In a survey of high southern latitude dune fields on Mars, Fenton and Hayward (2010) found several intra-crater dune fields that are surrounded by concentric bands of dark sand. Because of this striking and unusual shape, they have been named “bullseye” dune fields. Image 1 shows an example of one of these intriguing features, with several of these sand rings appearing prominently on the northern and western side. Individual dunes are most common on the eastern margin, where they have formed from the remnants of concentric bands that were once more pristine and extensive. The center of the dune field is a flat sand sheet, which is unusual for dune fields both on Earth and Mars.

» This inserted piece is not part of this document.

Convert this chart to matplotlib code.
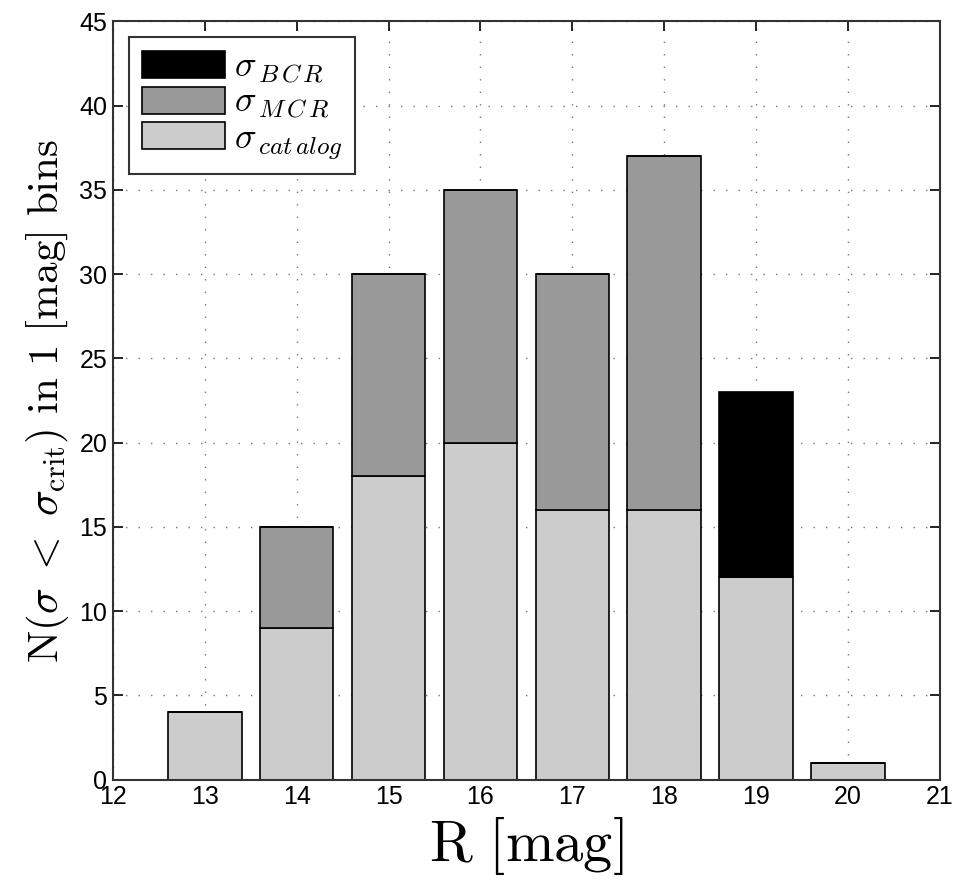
import matplotlib
matplotlib.use('Agg')
import matplotlib.pyplot as plt

# counts per 1 mag bin, stacked bottom to top
mag_bins = [13, 14, 15, 16, 17, 18, 19, 20]
n_catalog = [4, 9, 18, 20, 16, 16, 12, 1]
n_mcr = [0, 6, 12, 15, 14, 21, 0, 0]
n_bcr = [0, 0, 0, 0, 0, 0, 11, 0]

x_ticks = [12, 13, 14, 15, 16, 17, 18, 19, 20, 21]
y_ticks = [0, 5, 10, 15, 20, 25, 30, 35, 40, 45]

legend_labels = [r'$\sigma_{\,B\,C\,R}$', r'$\sigma_{\,M\,C\,R}$', r'$\sigma_{\,cat\,alog}$']


def _build_plot(fig, ax):
    bottom_mcr = n_catalog
    bottom_bcr = [c + m for c, m in zip(n_catalog, n_mcr)]

    kw = dict(width=0.8, edgecolor='black', linewidth=1.2)
    h_cat = ax.bar(mag_bins, n_catalog, color='#cccccc', **kw)
    h_mcr = ax.bar(mag_bins, n_mcr, bottom=bottom_mcr, color='#999999', **kw)
    h_bcr = ax.bar(mag_bins, n_bcr, bottom=bottom_bcr, color='black', **kw)

    ax.set_xlim(12, 21)
    ax.set_ylim(0, 45)
    ax.set_xticks(x_ticks)
    ax.set_yticks(y_ticks)
    ax.tick_params(direction='in', length=7, width=1.2, top=True, right=True,
                   labelsize=18, pad=4)
    for lbl in ax.get_xticklabels() + ax.get_yticklabels():
        lbl.set_family('Liberation Sans')

    ax.grid(True, linestyle=(0, (1, 8)), color='#777777', linewidth=1.0)
    ax.set_axisbelow(True)
    for sp in ax.spines.values():
        sp.set_linewidth(1.5)
        sp.set_color('#333333')

    ax.set_xlabel(r'$\mathrm{R\ [mag]}$', fontsize=42, labelpad=4)
    ax.set_ylabel(r'$\mathrm{N}(\sigma\ <\ \sigma_{\mathrm{crit}})\ \mathrm{in\ 1\ [mag]\ bins}$',
                  fontsize=31, labelpad=6)

    leg = ax.legend([h_bcr, h_mcr, h_cat], legend_labels,
                    loc='upper left', fontsize=26, fancybox=False,
                    handlelength=2.3, handleheight=0.78, handletextpad=0.25,
                    labelspacing=0.0, borderpad=0.35, borderaxespad=0.45)
    leg.get_frame().set_edgecolor('#333333')
    leg.get_frame().set_linewidth(1.5)
    leg.get_frame().set_alpha(1)


def plot():
    plt.rcParams['mathtext.fontset'] = 'cm'
    fig = plt.figure(figsize=(9.73, 8.85), dpi=100)
    ax = fig.add_axes([0.116, 0.119, 0.85, 0.857])
    _build_plot(fig, ax)
    fig.savefig('out.png', dpi=100)
    plt.close(fig)


plot()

It is not yet known what causes the sand to form into a bullseye shape. Dunes form in response to the wind regime to which they are exposed, taking a shape as transverse as possible to all winds strong enough to move sand. The concentric bands are typically most pronounced where they are adjacent to topography. This is the case in the image, where the western and northern edges of the dune field are adjacent to the steep walls of the crater. It is possible that strong slope winds dominate at the edge of the dune field and create large transverse waves in the sand. It is not clear, however, why this would be the case only at high southern latitudes, and is not observed in other intra-crater dune fields across Mars. Until this is better understood, the bullseye dune fields are one more mystery that hides geological secrets of Mars.

Fenton, L.K. and Hayward, R.K. (2010) Southern high latitude dune fields on Mars: Morphology, aeolian inactivity, and climate change, Geomorphology, 121, 98-121, doi:10.1016/j.geomorph.2009.11.006.